Monday, April 9, 2012

Fatal and Futile Attraction

If I am being completely honest with myself, I am almost one hundred percent completely disturbed by the awfulness of my sexual attraction to another person.  Although I have come to a place where I accept any and all sexual orientations, I still find myself disturbed by who I find attractive and why.  In fact, it blows my mind how shallow my attraction is. 

I am glad that I was completely homosexual for the fact that it forced me to think differently, but I can't help but wish that I was actually bisexual.  More than that, I wish that a person's appearances had no play into my sexual attraction to that person.  I wish sexuality were something that I could look at from a different perspective as a pleasurable experience within a relationship and not something simply driven out of me by what I think is attractive and closed off by what I think is not attractive.  The more I am arguing this, the weirder it is sounding, but weird as it may be, it almost sounds better.

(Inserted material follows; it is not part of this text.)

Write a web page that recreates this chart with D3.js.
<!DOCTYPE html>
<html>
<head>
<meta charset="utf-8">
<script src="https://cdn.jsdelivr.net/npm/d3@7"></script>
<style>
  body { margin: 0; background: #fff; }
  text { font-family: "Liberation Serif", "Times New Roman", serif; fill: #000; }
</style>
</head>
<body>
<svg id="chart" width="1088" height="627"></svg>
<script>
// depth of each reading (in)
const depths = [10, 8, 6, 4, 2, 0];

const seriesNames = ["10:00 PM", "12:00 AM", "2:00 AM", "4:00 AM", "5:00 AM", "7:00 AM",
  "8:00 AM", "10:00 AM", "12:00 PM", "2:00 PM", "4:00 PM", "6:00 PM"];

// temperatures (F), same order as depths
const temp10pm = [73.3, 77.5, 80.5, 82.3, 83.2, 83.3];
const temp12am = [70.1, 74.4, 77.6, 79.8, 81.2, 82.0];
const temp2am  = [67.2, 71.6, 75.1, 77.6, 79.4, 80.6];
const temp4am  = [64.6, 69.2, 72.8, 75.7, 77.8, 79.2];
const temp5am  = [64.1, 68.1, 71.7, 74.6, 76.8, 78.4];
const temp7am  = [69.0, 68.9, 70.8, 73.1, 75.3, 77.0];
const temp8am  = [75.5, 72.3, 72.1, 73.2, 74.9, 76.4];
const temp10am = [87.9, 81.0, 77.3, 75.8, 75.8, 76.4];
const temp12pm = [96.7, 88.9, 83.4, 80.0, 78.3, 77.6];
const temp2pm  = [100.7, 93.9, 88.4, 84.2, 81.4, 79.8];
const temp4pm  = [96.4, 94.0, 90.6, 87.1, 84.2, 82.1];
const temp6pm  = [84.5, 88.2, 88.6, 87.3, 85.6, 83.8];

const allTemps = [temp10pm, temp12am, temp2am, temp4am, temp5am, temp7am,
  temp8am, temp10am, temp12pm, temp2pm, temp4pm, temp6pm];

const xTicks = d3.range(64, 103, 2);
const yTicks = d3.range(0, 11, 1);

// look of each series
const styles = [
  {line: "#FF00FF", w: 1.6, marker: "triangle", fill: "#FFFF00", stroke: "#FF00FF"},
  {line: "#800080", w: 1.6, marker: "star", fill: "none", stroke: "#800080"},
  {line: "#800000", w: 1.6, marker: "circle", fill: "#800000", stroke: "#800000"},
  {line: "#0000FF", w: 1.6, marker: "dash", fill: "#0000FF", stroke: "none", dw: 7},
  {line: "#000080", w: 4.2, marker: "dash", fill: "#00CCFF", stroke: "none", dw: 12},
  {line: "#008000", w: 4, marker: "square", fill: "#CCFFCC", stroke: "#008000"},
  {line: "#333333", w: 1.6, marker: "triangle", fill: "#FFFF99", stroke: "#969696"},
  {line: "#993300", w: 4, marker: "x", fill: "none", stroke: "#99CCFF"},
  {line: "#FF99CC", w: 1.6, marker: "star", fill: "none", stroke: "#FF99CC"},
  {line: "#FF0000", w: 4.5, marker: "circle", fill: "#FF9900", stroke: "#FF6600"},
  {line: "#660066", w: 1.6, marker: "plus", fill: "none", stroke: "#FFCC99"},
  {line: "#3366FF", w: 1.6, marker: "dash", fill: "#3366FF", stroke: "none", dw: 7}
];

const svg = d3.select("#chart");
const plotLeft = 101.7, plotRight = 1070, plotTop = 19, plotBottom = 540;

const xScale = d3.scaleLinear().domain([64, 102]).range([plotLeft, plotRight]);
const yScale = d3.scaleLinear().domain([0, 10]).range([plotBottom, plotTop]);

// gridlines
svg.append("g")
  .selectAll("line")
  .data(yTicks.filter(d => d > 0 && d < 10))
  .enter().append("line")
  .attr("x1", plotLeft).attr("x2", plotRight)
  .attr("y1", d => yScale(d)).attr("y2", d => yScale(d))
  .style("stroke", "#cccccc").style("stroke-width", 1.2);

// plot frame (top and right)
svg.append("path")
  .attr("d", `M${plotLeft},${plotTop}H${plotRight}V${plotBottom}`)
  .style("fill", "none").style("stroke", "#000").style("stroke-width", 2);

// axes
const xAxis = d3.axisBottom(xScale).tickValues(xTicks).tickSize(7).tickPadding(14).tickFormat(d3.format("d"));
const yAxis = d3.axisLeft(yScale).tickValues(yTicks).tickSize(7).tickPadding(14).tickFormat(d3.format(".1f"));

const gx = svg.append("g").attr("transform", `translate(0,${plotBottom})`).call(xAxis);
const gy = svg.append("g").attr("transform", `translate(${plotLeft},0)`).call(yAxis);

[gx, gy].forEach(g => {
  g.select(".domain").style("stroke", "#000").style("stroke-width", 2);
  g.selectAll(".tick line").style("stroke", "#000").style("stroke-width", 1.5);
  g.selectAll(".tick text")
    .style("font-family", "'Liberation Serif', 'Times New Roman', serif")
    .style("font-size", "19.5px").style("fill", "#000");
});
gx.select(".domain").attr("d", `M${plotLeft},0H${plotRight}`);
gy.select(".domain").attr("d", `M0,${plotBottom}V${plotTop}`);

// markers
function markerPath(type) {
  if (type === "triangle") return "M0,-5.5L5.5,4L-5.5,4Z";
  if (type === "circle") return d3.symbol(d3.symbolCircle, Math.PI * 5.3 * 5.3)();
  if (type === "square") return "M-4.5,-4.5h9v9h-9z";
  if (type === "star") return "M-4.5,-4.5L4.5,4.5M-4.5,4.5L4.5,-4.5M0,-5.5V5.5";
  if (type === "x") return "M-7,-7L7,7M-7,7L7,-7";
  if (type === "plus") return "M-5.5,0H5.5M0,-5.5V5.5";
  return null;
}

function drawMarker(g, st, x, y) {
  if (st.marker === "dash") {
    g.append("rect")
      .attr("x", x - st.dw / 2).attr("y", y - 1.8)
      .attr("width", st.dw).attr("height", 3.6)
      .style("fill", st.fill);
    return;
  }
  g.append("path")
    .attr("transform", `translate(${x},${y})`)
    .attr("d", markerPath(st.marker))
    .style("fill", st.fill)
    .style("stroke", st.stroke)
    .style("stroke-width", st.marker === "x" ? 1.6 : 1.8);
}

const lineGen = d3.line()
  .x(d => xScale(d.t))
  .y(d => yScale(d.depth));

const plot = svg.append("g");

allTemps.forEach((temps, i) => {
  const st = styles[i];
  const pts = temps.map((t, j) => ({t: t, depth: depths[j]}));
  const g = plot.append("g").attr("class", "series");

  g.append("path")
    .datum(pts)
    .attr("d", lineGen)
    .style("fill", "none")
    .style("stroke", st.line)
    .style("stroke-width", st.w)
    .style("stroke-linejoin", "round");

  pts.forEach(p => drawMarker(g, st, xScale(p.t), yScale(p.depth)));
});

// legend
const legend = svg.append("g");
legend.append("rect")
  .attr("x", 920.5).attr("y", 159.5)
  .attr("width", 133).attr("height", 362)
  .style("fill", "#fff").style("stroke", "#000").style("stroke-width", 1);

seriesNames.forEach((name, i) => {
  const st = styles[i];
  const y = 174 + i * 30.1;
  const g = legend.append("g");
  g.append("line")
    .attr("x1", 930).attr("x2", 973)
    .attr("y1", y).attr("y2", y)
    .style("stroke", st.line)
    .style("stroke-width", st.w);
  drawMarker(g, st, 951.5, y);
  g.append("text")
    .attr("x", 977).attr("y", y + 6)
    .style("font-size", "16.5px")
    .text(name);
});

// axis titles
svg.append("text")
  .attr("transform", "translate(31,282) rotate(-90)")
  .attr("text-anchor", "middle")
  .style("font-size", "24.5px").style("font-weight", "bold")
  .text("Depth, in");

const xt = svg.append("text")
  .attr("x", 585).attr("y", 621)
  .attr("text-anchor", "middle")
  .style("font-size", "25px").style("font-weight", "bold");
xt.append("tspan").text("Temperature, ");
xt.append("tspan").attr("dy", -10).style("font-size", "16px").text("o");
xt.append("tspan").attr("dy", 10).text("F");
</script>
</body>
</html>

Not because I think that lovers and friends should enjoy in the same sexual play, though some would argue they should.  I do personally find myself drive to the idea that sexuality is something incredibly intimate.  I guess I just wish that it wasn't such a selective part of my search for a match, partner, or lover.  I wish I could fall head over heals for a man or woman, someone muscular or not, someone of any weight, size, ethnicity, gender, or culture.  I find myself sexually attracted only to men, who aren't too muscular, and skinny.  I can't help but feel this is something that was trained within me, and I wish it was something that I could somehow train out of me.

My fatal and overall futile attraction is not only disgusting for what it tells me about my culture, but also what it tells me about myself. 

I am hopeful for a day when attraction is not fatal or futile or simply derived from a cultural standard of beauty, but rather, an attraction that allows us to really grasp the diversity of beauty and all that the word "beauty" should be allowed to envelope.